Wydawać by się mogło, że tak skromne instrumentarium powinno ograniczać swobodę budowania brzmienia i nastroju, ale wirtuozeria muzyki kontrabasisty i gitarzysty basowego Damiana Kostki oraz impresyjny śpiew Judyty Pisarczyk rozpędzają sesję żywiołowym impulsem, głębią faktur, interesującymi solówkami. Tytułowy „Just Let Me Fly” staje się motywem artystycznym, który nie tylko wnosi specyficzną przebojowość kompozycji i jej unikatową interpretację, ale staje się bezkompromisową manierą dla artystów. Muzyka duetu łączy tutaj autorskie kompozycje z najpiękniejszymi standardami jazzu (od kultowego „Waltz For Debbie” i „I’Will Remember April” po coltrane’owski „Moment’s Notice” oraz „Meditation” Antonio Carlosa Jobima). Jawi się zatem zgrabnie zaaranżowany zestaw, który stal się płynną, doskonale przygotowana i zaaranżowaną sesją z błyskotliwymi pomysłami, znakomitym wykonawstwem i jeszcze piękniejszym brzmieniem: od subtelnej poetyki wokalistki po przenikliwą i rozmyślną improwizację. „Klimat płyty jest różnorodny – wyjaśniają genezę albumu – ale łączy ją wspólna idea: pokazanie piękna, które tkwi w dobrze napisanej melodii. Tytuł „Just Let Me Fly” odzwierciedla wolność, jaką daliśmy sobie podczas pracy – pozwoliliśmy muzyce unosić się nad gatunkami i konwencjami. Zmierzyliśmy się z wyzwaniami prostych piosenek, z przestrzenią jazzowych ballad, ze swingowym pulsem i z harmonią Coltrane’a. Nagraliśmy to, co czuliśmy – bez planu, bez ograniczeń”.

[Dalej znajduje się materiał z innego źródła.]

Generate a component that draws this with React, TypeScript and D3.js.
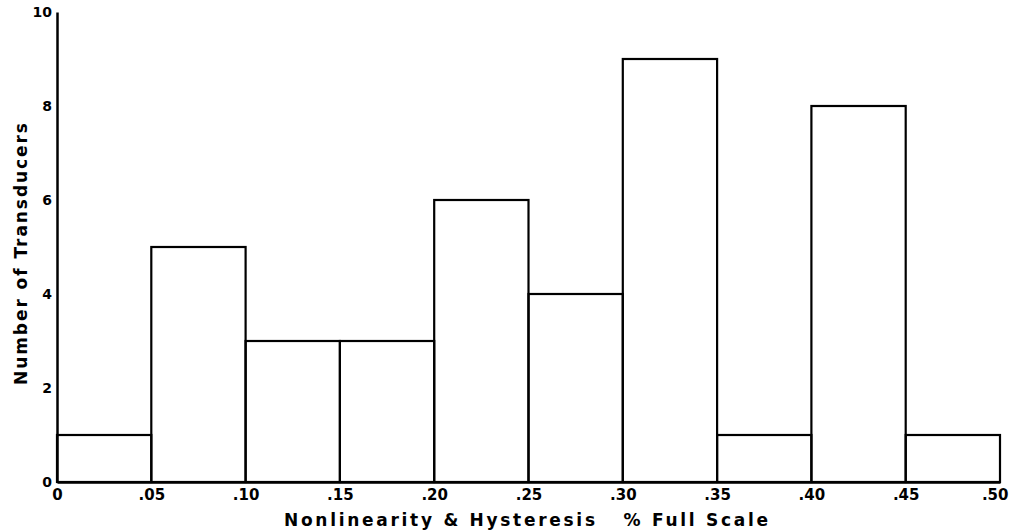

„Just Let Me Fly” jest zatem niezwykle ciekawym oraz imponującym pomysłem, budowanym – a priori – tylko na dialog głosu i basu, ale ten jazzowy „call & response” jest tutaj wzorcowy, a brzmienie kreowane jest warstwowo, tak by duet zabrzmiał jak pełen zespół. „Ta płyta to początek naszej wspólnej muzycznej historii – mówi Judyta Pisarczyk i Damian Kostka. Zrodziła się z ciekawości – jak zabrzmi muzyka w swojej najbardziej kameralnej formie, gdy zostają tylko głos i bas. Z chęci sprawdzenia, jak wiele można opowiedzieć przy tak ograniczonych środkach. Album oddaje to, co w muzyce kochamy najbardziej – piosenki, improwizację, poszukiwanie nowych brzmień, ale też szacunek do standardów jazzowych, które są dla nas niewyczerpanym źródłem inspiracji. Granie tych utworów nigdy się nie nudzi, za każdym razem odkrywamy w nich coś nowego, inny detal, emocję, frazę. Ich piękno tkwi w prostocie – w tym, że mogą zabrzmieć równie przejmująco w dużym zespole, jak i w duecie”.

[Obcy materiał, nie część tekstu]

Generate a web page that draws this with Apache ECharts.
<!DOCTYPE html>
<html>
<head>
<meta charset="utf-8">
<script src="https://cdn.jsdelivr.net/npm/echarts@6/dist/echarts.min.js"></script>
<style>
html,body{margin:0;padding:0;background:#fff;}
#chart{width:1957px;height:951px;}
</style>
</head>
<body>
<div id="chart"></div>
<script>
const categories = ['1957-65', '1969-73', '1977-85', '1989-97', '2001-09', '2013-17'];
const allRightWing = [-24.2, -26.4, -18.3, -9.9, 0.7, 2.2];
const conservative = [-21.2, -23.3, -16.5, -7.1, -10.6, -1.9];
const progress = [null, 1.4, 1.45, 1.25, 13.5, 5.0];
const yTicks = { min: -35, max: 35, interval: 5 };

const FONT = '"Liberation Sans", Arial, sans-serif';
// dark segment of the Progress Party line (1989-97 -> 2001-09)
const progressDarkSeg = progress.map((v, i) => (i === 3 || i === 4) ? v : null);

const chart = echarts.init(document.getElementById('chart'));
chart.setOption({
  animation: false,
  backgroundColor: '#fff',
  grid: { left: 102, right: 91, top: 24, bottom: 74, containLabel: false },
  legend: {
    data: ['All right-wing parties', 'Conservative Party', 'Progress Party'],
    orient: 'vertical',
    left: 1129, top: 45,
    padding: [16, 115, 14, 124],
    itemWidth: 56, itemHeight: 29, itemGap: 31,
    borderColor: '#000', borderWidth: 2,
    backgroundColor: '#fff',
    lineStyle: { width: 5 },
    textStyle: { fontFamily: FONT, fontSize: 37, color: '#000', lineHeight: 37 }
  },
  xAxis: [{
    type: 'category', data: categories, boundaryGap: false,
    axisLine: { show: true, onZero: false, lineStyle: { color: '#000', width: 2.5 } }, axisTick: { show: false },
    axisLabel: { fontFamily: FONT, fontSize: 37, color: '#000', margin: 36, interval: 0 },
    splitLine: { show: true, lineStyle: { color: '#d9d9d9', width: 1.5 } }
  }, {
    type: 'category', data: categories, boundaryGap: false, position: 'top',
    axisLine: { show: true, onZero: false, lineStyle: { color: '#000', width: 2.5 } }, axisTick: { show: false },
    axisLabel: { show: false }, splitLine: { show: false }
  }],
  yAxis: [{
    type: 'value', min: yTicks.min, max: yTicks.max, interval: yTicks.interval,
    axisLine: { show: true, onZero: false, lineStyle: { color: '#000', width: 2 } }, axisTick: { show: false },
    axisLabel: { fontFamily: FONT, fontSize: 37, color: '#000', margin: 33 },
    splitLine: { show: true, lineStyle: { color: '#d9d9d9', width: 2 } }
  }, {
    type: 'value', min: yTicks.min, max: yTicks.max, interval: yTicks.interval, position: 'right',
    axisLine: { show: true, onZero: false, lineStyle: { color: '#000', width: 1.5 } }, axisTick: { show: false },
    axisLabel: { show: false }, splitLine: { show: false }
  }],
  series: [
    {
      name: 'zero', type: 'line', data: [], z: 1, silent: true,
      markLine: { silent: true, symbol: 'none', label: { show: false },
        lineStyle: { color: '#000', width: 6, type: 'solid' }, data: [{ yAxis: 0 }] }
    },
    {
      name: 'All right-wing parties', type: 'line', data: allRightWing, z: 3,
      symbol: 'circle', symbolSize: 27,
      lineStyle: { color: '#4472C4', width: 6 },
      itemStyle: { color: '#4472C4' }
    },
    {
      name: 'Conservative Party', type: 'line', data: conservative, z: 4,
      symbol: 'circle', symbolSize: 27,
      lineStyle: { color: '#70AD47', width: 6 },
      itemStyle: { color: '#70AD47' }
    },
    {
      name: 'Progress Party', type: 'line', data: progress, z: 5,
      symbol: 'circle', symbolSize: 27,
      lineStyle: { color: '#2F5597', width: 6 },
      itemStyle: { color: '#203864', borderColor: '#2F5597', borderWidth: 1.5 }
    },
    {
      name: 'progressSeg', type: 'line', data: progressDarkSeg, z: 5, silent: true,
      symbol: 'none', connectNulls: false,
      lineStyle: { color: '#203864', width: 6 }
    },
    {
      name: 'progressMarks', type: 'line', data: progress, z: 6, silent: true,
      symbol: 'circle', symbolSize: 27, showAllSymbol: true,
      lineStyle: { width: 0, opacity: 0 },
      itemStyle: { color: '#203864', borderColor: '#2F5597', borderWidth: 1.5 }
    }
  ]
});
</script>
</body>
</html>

Damian Kostka jest dzisiaj uznanym, młodym muzykiem, z przepiękną biografią oraz licznymi sukcesami. Pojawiał się na estradach Jazz Juniors, Jazzu Nad Odrą i Ery Jazzu, koncertował z Mike’em Sternem, Randy’m Breckerem, Jean-Luc Ponty’m, Sarah McKenzie, Stanley’em Jordanem, jest kontrabasistą trio Włodka Pawlika. Z entuzjastycznym przyjęciem krytyków spotkał się jego autorski album „Rules for Being Human”. Teraz wraz z Judytą Pisarczyk, utalentowaną wokalistką jazzową z dyplomem Akademii Muzycznej w Katowicach i laurem Novum Jazz Festival stworzyli jeden z najciekawszych projektów sezonu. Bawiąc się kompozycjami przygotowali zestaw, który broni się nienagannością wykonania, wirtuozerskimi pomysłami a nade wszystko jest niezwykle subtelny, empatyczny i jazzowo przebojowy. Damian Kostka i Justyna Pisarczyk znaleźli wspólny punkt do artystycznej wypowiedzi. Nie siląc się na szczególną, artystyczną ekstrawagancję zaproponowali album, który płynnie wnika wrażliwością kreacji w każdy zakątek dzisiejszego jazzu. Pozornie proste piosenki stają się w interpretacji duetu uroczymi balladami, swingująco rozprowadzającymi standardami a nawet szlagierowym pomysłem. Album Damiana Kostki i Judyty Pisarczyk jawi się jak, rozkołysany pięknem, muzyczny pejzaż. „Kiedy słuchamy tej płyty – mówią artyści – widzimy przestrzeń. Morze, wiatr, ciszę, deszcz za oknem. Czasem też scenę, na której ta muzyka zacznie oddychać na żywo. Nasza współpraca opiera się na wzajemnym słuchaniu i szacunku. Nie gramy „dla siebie” – gramy dla piosenki. Każdy dźwięk ma znaczenie, każde brzmienie coś znaczy. Fascynuje nas, jak wiele emocji i kolorów może powstać z połączenia tylko dwóch głosów: kontrabasu i śpiewu”.